“Gli italiani e la povertà educativa minorile”. Un’indagine sulle percezioni dell’opinione pubblica in tema di povertà educativa minorile, per verificare la consapevolezza dei cittadini e le sensibilità da far maturare.
L’indagine demoscopica è stata condotta dall’Istituto Demopolis per l’impresa sociale Con i Bambini, nata per attuare i programmi del Fondo per il contrasto della povertà educativa minorile (istituito nel 2016 e confermato con la legge di Bilancio 2019). L’indagine ha coinvolto un campione di 3.600 intervistati, statisticamente rappresentativo dell’universo della popolazione italiana maggiorenne, stratificato per aree geografiche di residenza, genere e fascia di età. I risultati sono stati presentanti nel corso di una conferenza stampa tenutasi a Roma presso la sede di Acri il 18 novembre scorso.
Carlo Borgomeo, Presidente di Con i Bambini, ha commentato “il fatto che per la quasi totalità degli intervistati la povertà educativa minorile sia un fenomeno grave e che incide direttamente sullo sviluppo del Paese ci fa capire che (…) il livello di preoccupazione sulla dimensione del problema è ampiamente diffuso e sentito”.
Ha poi asserito “Credere però che sia un fenomeno che riguarda solo il Sud o gli adolescenti è un errore prospettico: la povertà educativa (…) riguarda tutto il Paese e intacca il futuro dei ragazzi già dalla prima infanzia.
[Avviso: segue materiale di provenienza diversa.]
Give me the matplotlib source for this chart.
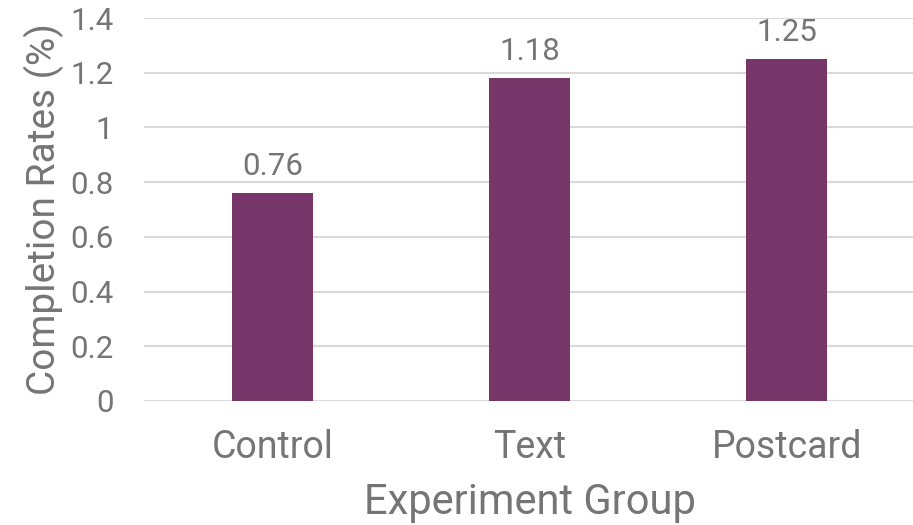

E’ proprio da qui che dovremmo affrontare e che affrontiamo il fenomeno”.
Dichiarazioni significative, soprattutto se rapportate agli esiti dell’indagine che sembrano non intercettarle.
Alla domanda “che cosa determina la condizione di povertà educativa dei minori”, il mancato accesso ad asili nido e servizi per la prima infanzia è all’ultimo posto tra le possibili risposte.
Di nuovo, alla domanda “quali strumenti e servizi potrebbero incidere positivamente sulla crescita di bambini e ragazzi in Italia “, il maggiore accesso ad asili nido e servizi per la prima infanzia si conferma all’’ultimo posto.
E allora non sorprende affatto che chiedendo “quali delle seguenti esperienze i suoi figli hanno fatto o stanno facendo” oltre l’80% abbia risposto negativamente rispetto alla frequentazione dell’asilo nido, risultando come l’esperienza meno sperimentata tra quelle proposte.
Emerge una distanza palpabile tra realtà e percezione. Una realtà del resto confermata anche da Save the Children.
Attraverso i risultati condivisi nell’ambito del rapporto “Il miglior inizio. Disuguaglianza e opportunità nei primi anni di vita”, l’Organizzazione ha sottolineato come il mancato accesso agli asili nido, assieme all’assenza di tempo di qualità trascorso con i genitori, rappresenti uno dei fattori chiave che amplia il fenomeno della povertà educativa.
Come si legge nell’indagine “appena un quarto degli italiani cita il mancato accesso agli asili nido ed ai servizi per l’infanzia. Quest’ultimo dato sintetizza l’errore prospettico dell’opinione pubblica rispetto alle dinamiche dell’infanzia e dell’adolescenza: le apprensioni dei cittadini si focalizzano sull’evoluzione emergenziale del fenomeno, sui casi estremi in cui gli esiti della povertà educativa, negli anni dell’adolescenza, si manifestano in fenomeni di violenza, dipendenze o fallimenti scolastici”.
Oggi l’offerta pubblica di servizi per l’infanzia e quella privata raggiungono insieme appena il 24% dei bambini. Risulta dunque fondamentale garantire un’educazione della prima infanzia che sia di qualità, non solo promuovendo un modello di genitorialità attiva, ma soprattutto ampliando le opportunità di accesso agli asili nido.
Solo così saremo in grado di scongiurare il tempo perduto dei bambini.